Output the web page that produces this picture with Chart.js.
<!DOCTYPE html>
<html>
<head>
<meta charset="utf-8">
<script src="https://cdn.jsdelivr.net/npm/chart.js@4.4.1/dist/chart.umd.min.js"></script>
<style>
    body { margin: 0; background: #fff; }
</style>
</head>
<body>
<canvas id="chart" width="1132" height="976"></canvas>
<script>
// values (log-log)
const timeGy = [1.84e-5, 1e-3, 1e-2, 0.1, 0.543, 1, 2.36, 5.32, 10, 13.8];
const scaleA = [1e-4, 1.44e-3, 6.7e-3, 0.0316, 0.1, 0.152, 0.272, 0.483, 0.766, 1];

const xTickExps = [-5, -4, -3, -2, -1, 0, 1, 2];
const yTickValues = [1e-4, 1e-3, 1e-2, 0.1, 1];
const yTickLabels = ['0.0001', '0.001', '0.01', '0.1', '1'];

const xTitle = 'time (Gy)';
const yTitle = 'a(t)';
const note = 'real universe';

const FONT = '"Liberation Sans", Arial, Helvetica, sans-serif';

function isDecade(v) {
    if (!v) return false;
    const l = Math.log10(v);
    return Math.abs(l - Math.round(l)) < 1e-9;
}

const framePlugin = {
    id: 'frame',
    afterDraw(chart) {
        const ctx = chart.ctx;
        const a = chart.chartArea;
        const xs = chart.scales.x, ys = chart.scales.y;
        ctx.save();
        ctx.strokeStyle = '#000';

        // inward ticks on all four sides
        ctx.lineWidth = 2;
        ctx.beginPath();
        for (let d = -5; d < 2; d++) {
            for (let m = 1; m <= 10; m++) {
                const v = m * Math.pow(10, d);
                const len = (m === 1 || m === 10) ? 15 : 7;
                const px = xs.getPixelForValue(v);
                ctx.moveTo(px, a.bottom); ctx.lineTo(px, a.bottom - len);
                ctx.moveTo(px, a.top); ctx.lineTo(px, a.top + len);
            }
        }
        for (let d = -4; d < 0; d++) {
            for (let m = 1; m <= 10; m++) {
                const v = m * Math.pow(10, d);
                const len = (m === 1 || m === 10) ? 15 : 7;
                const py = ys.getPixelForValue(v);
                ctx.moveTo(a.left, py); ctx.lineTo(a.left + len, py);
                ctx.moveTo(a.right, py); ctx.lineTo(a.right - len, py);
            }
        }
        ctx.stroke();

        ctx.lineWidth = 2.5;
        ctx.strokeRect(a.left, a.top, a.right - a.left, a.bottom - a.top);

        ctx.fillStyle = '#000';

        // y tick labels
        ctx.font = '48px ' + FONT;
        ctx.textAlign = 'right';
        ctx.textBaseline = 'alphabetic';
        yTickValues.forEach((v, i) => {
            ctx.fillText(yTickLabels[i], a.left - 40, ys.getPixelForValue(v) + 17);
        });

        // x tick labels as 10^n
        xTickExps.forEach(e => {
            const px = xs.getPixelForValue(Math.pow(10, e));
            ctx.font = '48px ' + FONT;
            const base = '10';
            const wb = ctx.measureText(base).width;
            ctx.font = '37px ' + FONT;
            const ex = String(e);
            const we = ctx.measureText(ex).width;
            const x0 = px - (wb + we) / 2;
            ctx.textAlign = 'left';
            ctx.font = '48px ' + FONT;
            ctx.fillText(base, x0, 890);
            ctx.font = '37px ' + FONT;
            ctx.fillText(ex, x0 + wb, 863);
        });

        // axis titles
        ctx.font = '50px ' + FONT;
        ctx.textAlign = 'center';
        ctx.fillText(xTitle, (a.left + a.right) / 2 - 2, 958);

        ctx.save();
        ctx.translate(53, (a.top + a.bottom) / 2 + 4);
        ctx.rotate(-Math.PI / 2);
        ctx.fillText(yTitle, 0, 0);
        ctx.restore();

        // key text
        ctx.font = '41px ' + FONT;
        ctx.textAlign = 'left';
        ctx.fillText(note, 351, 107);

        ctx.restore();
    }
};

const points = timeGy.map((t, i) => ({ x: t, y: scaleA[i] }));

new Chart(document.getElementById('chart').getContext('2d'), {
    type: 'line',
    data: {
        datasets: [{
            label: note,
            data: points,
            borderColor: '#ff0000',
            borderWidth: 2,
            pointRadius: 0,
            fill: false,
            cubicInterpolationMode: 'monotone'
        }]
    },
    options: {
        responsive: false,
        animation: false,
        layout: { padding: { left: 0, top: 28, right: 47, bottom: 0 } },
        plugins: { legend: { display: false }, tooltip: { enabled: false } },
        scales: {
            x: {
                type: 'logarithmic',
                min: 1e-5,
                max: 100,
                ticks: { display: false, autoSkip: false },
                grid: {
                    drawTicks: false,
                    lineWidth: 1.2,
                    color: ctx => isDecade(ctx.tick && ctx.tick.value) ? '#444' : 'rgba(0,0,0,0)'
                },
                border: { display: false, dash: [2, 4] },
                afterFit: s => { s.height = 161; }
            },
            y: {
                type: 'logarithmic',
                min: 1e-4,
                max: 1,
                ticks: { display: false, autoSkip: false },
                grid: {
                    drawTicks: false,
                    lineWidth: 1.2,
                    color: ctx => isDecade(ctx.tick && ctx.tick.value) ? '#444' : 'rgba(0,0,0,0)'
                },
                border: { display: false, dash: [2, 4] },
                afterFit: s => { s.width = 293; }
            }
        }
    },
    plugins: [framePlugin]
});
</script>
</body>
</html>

---

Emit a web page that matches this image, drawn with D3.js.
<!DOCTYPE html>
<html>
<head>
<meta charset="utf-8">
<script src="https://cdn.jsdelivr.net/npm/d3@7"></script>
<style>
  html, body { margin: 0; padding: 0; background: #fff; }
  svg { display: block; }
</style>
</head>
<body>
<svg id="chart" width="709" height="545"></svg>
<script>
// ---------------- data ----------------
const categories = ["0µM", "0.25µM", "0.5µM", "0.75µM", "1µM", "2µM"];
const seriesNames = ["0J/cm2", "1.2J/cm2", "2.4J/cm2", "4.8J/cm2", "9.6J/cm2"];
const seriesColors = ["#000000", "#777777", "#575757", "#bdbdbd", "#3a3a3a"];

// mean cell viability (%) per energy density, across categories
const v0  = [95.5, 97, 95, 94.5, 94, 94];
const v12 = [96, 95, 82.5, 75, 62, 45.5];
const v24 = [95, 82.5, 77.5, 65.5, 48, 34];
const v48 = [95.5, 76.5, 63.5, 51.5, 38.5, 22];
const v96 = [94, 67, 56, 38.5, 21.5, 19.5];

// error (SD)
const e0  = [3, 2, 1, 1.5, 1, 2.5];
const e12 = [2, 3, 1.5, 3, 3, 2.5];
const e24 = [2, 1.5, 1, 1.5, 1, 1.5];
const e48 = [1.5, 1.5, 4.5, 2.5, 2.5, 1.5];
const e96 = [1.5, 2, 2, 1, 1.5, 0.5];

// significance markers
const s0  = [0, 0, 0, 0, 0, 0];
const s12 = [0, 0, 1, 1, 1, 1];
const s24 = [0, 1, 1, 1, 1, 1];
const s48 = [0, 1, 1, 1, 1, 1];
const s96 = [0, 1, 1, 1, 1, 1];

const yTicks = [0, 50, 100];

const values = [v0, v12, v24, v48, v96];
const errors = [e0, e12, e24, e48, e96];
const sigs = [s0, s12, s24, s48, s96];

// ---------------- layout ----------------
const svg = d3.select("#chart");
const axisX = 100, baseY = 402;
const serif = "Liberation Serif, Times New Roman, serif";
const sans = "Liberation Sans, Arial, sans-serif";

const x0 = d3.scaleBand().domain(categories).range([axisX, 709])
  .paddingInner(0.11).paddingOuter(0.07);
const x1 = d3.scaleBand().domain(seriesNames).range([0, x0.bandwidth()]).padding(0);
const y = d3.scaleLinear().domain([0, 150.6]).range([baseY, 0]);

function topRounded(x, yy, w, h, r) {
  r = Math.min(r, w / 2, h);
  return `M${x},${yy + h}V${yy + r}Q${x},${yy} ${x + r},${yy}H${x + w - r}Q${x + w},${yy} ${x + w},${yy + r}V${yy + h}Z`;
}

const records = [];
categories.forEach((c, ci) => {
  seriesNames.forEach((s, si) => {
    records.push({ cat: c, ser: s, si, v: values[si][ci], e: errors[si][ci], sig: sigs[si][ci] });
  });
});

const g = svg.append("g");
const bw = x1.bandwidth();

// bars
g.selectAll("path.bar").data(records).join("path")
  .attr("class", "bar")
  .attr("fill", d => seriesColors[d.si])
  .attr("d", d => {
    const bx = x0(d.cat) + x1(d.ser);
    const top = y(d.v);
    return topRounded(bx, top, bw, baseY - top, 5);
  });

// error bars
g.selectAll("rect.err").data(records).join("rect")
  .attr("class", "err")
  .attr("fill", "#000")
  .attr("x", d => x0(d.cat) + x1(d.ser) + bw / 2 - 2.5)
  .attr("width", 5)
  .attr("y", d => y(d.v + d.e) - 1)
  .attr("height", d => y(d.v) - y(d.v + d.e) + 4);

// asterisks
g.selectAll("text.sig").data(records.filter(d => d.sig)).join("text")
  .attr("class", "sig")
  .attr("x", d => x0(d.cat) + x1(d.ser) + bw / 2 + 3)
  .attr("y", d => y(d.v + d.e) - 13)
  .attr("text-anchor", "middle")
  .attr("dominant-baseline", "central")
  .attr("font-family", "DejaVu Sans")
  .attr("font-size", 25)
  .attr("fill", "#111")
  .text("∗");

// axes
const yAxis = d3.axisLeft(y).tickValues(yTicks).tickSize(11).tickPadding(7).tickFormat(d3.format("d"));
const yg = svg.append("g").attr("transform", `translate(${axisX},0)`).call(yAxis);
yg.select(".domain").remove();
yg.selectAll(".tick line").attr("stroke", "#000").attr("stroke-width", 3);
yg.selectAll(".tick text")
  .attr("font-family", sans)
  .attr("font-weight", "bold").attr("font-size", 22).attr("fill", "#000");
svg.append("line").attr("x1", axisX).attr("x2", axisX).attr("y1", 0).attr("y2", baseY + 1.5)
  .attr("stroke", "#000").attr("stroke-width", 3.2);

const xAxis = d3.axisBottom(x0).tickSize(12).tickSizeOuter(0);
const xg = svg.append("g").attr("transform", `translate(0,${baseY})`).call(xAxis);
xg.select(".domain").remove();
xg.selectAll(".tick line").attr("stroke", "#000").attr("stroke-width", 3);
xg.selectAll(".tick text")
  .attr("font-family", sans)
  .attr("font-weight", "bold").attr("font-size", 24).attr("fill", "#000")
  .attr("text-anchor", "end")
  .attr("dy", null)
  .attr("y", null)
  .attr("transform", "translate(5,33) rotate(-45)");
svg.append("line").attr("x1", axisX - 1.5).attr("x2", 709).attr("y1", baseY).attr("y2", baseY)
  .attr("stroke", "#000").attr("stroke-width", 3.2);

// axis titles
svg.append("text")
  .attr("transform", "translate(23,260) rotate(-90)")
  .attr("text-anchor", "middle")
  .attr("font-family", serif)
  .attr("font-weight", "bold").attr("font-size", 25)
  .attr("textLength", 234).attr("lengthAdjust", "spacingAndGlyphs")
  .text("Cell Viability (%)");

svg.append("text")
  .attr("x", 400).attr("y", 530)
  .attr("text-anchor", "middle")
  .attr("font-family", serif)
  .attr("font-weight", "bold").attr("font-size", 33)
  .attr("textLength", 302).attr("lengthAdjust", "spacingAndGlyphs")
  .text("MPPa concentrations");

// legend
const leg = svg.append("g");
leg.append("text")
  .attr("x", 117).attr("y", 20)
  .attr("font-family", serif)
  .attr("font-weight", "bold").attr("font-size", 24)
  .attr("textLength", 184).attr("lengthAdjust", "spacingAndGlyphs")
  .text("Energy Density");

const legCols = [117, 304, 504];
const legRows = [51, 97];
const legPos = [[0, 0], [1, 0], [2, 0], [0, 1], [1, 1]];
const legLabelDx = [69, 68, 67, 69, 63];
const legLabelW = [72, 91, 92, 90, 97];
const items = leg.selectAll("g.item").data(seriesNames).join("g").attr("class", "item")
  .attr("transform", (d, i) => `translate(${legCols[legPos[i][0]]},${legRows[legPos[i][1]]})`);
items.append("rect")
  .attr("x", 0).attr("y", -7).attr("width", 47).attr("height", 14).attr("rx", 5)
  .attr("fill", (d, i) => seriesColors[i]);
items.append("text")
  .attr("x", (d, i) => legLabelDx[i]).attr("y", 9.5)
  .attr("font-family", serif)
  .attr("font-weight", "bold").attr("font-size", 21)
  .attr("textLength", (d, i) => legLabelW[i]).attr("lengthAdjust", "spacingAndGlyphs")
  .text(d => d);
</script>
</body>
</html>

## Task objective
Extract from the records above the lines from the one containing "Output the web" to the one containing "0.483, 0.766, 1];", both lines included, exactly as they appear and with nothing else.

## Exercise output
Output the web page that produces this picture with Chart.js.
<!DOCTYPE html>
<html>
<head>
<meta charset="utf-8">
<script src="https://cdn.jsdelivr.net/npm/chart.js@4.4.1/dist/chart.umd.min.js"></script>
<style>
    body { margin: 0; background: #fff; }
</style>
</head>
<body>
<canvas id="chart" width="1132" height="976"></canvas>
<script>
// values (log-log)
const timeGy = [1.84e-5, 1e-3, 1e-2, 0.1, 0.543, 1, 2.36, 5.32, 10, 13.8];
const scaleA = [1e-4, 1.44e-3, 6.7e-3, 0.0316, 0.1, 0.152, 0.272, 0.483, 0.766, 1];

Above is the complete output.